As with every year, I mentally highlighted a couple of cases that I thought my readers here at Construction Law Musings would find helpful.
In the Forde case, the Court determined that Mortgage Electronic Registrations Systems Inc. (“MERS”) was a necessary party to a mechanic’s lien lawsuit. In Forde, MERS was a named beneficiary (not a trustee) of a deed of trust on the Owner’s property at the time the mechanics lien was filed by CA Builders. CA Builders then filed suit and did not name MERS as a party. The Owners then argued successfully that MERS as a beneficiary of the deed of trust was a necessary party to the lawsuit. The Court agreed with the Owners despite the fact that MERS is just an agent of the lender. The Court then dismissed the suit with prejudice because the 6 month statute of limitations to file suit to enforce a mechanic’s lien had expired.
The lesson of this case, like many a mechanic’s lien case, is that mechanic’s liens are technical and picky beasts where one small omission can derail the process. As such the assistance of an experienced Virginia construction lawyer can be invaluable.
The second case I will outline here is that of Penney v. Brock out of the Accomack County, Virginia Circuit Court. On first blush, this case seems to be one in a long line of cases where the Virginia courts refused to find fraud in a construction contract case. However, unlike many of the cases that preceded this one, this one involved actions by the contractor that were not directly required by the contract.
In this case, the contractor received an advance of funds from the owners based upon certifications that it had paid (or would pay) its subcontractors out of that payment. The wrinkle? These certifications were false and not required by the language of the contract. Despite this last fact (namely that the contractor allegedly misrepresented certain facts where even truthful representations were not required), the Virginia court extended the past cases to encompass such misrepresentations and dismissed the fraud count. In doing so however, the Court expressed grave concerns that such a result was an unintended consequence of the historical rule in Virginia.

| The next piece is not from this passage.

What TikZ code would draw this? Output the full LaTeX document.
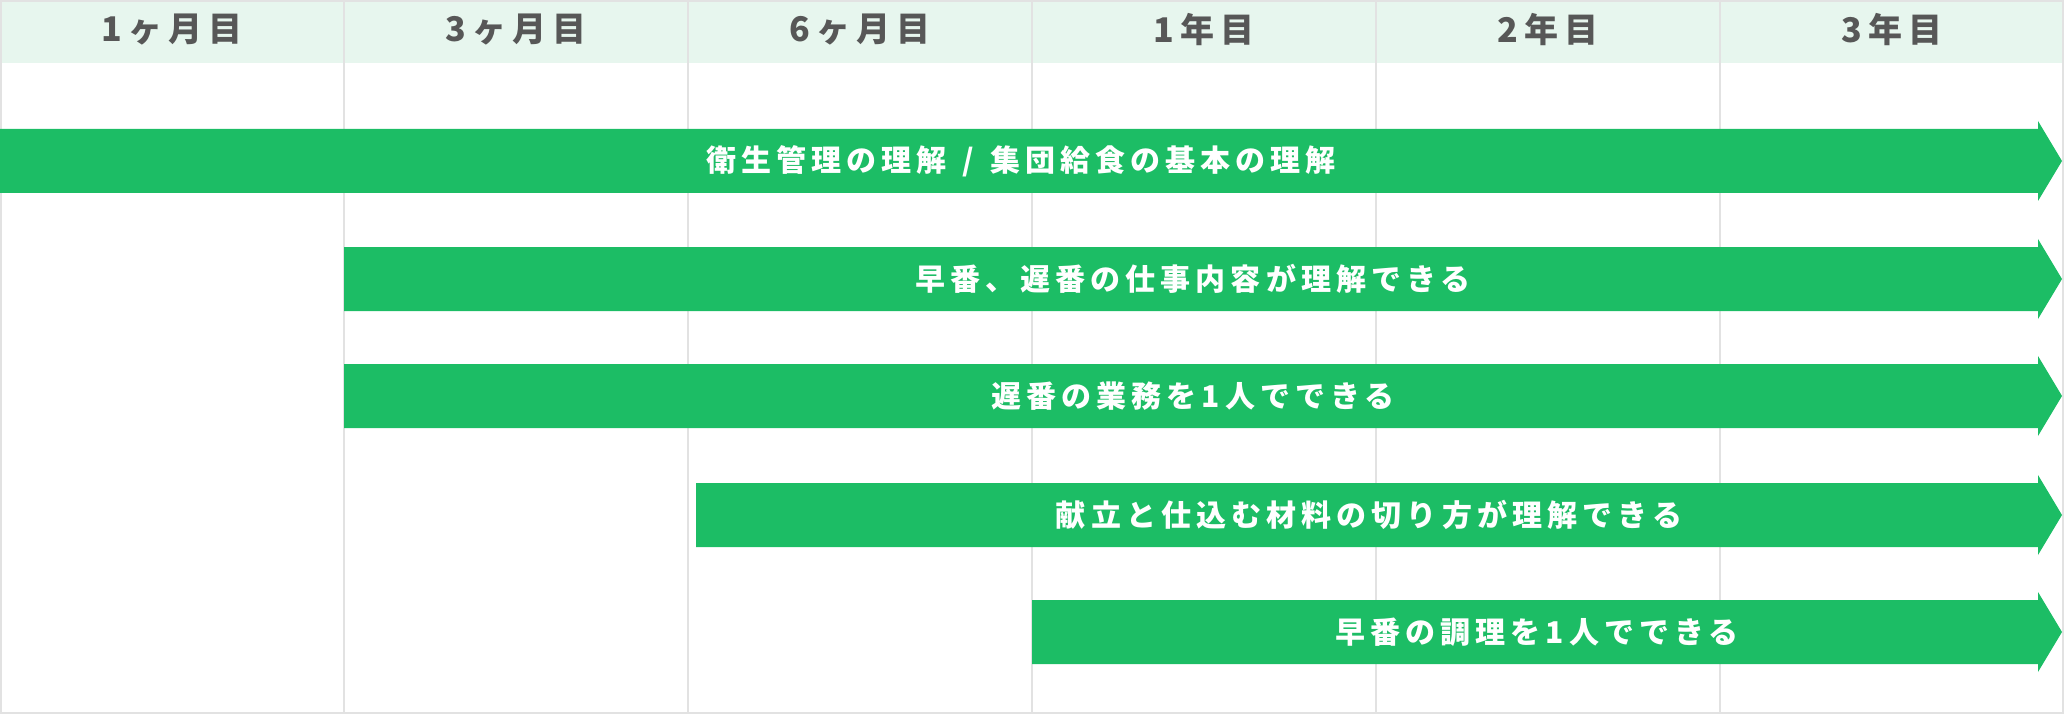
\documentclass[tikz,border=0pt]{standalone}
\usepackage{fontspec}
\setmainfont{Noto Sans CJK JP}
\newfontfamily\barfont{Noto Sans CJK JP}[LetterSpace=17]
\newfontfamily\headfont{Noto Sans CJK JP}[LetterSpace=17]
\definecolor{barGreen}{HTML}{1CBD65}
\definecolor{headMint}{HTML}{E7F6EE}
\definecolor{headText}{HTML}{575757}
\definecolor{gridGray}{HTML}{E2E2E2}
\tikzset{
  bar/.style={fill=barGreen,draw=none},
  barlabel/.style={text=white,font=\barfont\bfseries\fontsize{30}{34}\selectfont,inner sep=0pt},
  headlabel/.style={text=headText,font=\headfont\bfseries\fontsize{34}{38}\selectfont,inner sep=0pt},
}
\begin{document}
\begin{tikzpicture}[x=1pt,y=-1pt]
 \useasboundingbox (0,0) rectangle (2064,714);
 \fill[headMint](0,0) rectangle (2064,63);
 \foreach \gx in {344,688,1032,1376,1720}
  \draw[gridGray,line width=2pt](\gx,0)--(\gx,714);
 \draw[gridGray,line width=2pt](1,1) rectangle (2063,713);
 \node[headlabel] (m1) at (172,30) {1ヶ月目};
 \node[headlabel] (m3) at (516,30) {3ヶ月目};
 \node[headlabel] (m6) at (860,30) {6ヶ月目};
 \node[headlabel] (y1) at (1204,30) {1年目};
 \node[headlabel] (y2) at (1548,30) {2年目};
 \node[headlabel] (y3) at (1892,30) {3年目};
 \fill[bar](0,129)--(2038,129)--(2038,121)--(2062,161)--(2038,201)--(2038,193)--(0,193)--cycle;
 \fill[bar](344,247)--(2038,247)--(2038,239)--(2062,279)--(2038,319)--(2038,311)--(344,311)--cycle;
 \fill[bar](344,364)--(2038,364)--(2038,356)--(2062,396)--(2038,436)--(2038,428)--(344,428)--cycle;
 \fill[bar](696,483)--(2038,483)--(2038,475)--(2062,515)--(2038,555)--(2038,547)--(696,547)--cycle;
 \fill[bar](1032,600)--(2038,600)--(2038,592)--(2062,632)--(2038,672)--(2038,664)--(1032,664)--cycle;
 \node[barlabel] (hygiene) at (1021,161) {衛生管理の理解\hspace{4pt} / \hspace{4pt}集団給食の基本の理解};
 \node[barlabel] (shifts) at (1193,279) {早番、遅番の仕事内容が理解できる};
 \node[barlabel] (late) at (1193,396) {遅番の業務を1人でできる};
 \node[barlabel] (menu) at (1369,515) {献立と仕込む材料の切り方が理解できる};
 \node[barlabel] (early) at (1537,632) {早番の調理を1人でできる};
\end{tikzpicture}
\end{document}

What are your thoughts on this last case? Should the fraud count have proceeded to trial?
Both of the above cases are trial court opinions and may or may not be on appeal as we speak. Should I hear of Virginia Supreme Court opinions relating to these cases, I will let you know.
Thanks again to all who attended the CLE this past weekend, it is always fun to catch up with construction lawyers from across Virginia. If you are a Virginia lawyer interested in construction and a great group of folks, I highly recommend that you join the Construction Law and Public Contracts section of the state bar.